Decisions and Action Items
No formal decisions were made regarding the establishment of a working group or specific architectural approaches. The AD noted that the proponents received a significant amount of valuable input and "homework."
Next Steps
- Continue Discussion on Mailing List: Participants are encouraged to continue the conversation on the
dimecast@ietf.orgmailing list, particularly by moving comments from the chat. - Clarify Requirements and Scope: Proponents need to refine and clarify the requirements, especially regarding the definition of "compute," the specifics of session/flow continuity in a networking context, and the distinction from existing CDN solutions.

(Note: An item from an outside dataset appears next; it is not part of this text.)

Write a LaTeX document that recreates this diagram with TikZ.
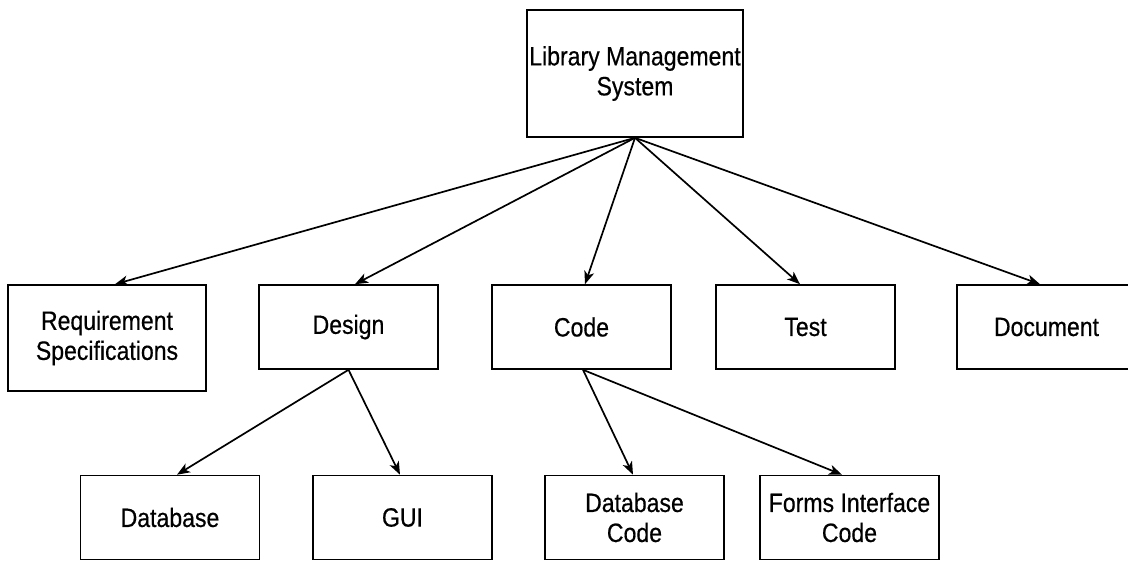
\documentclass[tikz,border=0pt]{standalone}
\usepackage{fontspec}
\setmainfont{Liberation Sans}[FakeStretch=0.87,FakeBold=0.5]
\usepackage{tikz}
\usetikzlibrary{arrows.meta,positioning}
\tikzset{>={Stealth[length=13pt,width=10pt,inset=3.5pt]}}

\begin{document}
\begin{tikzpicture}[x=1pt,y=-1pt,
                box/.style={draw,line width=1.6pt,minimum width=179pt,minimum height=84pt,inner sep=0pt,align=center,font=\fontsize{26.5}{30}\selectfont},
                link/.style={->,line width=1.7pt}]
                \useasboundingbox (0,0) rectangle (1128,560);
                \clip (0,0) rectangle (1128,560);
                \node[box,minimum width=216pt,minimum height=127pt] (lms) at (635,73.5) {Library Management\\System};
                \node[box,minimum width=198pt,minimum height=106pt] (req) at (107,338) {Requirement\\Specifications};
                \node[box] (design) at (348.5,327) {Design};
                \node[box] (code) at (581.5,327) {Code};
                \node[box] (test) at (805.5,327) {Test};
                \node[box] (doc) at (1046.5,327) {Document};
                \node[box] (db) at (170,517.5) {Database};
                \node[box] (gui) at (402.5,517.5) {GUI};
                \node[box] (dbcode) at (634.5,517.5) {Database\\Code};
                \node[box] (forms) at (849.5,517.5) {Forms Interface\\Code};
                \draw[link] (lms.south) -- ([xshift=8pt]req.north);
                \draw[link] (lms.south) -- ([xshift=6.5pt]design.north);
                \draw[link] (lms.south) -- ([xshift=3.5pt]code.north);
                \draw[link] (lms.south) -- ([xshift=-5.5pt]test.north);
                \draw[link] (lms.south) -- ([xshift=-6.5pt]doc.north);
                \draw[link] (design.south) -- ([xshift=7pt]db.north);
                \draw[link] (design.south) -- ([xshift=-2.5pt]gui.north);
                \draw[link] ([xshift=1.5pt]code.south) -- ([xshift=-1.5pt]dbcode.north);
                \draw[link] ([xshift=1.5pt]code.south) -- ([xshift=-7.5pt]forms.north);
            \end{tikzpicture}
\end{document}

- Address Architectural Concerns: The Dyncast proponents need to address the fundamental architectural concerns raised, particularly regarding destination address rewriting in the IP underlay vs. using encapsulation in an overlay.
- Define Metrics: Significant work is needed to define the computing metrics, how they are measured, represented, normalized, and efficiently disseminated/used in decision-making.
- Evaluate Existing Solutions Thoroughly: Proponents should conduct a more detailed analysis of existing solutions (e.g., ALTO, 5G packet core/control plane, hyperscaler practices) to clearly articulate the remaining gaps that IETF work would address.
- Determine IETF Work Area: Further discussion is needed to determine if this is IETF work, and if so, which working group(s) are appropriate (e.g., Routing Area for metric injection/use, IPPM for performance metrics, or other areas for overlay solutions/application-network interaction).
- Focus on Overlay vs. Underlay: Future proposals should explicitly consider overlay architectures given the strong feedback against underlay modification.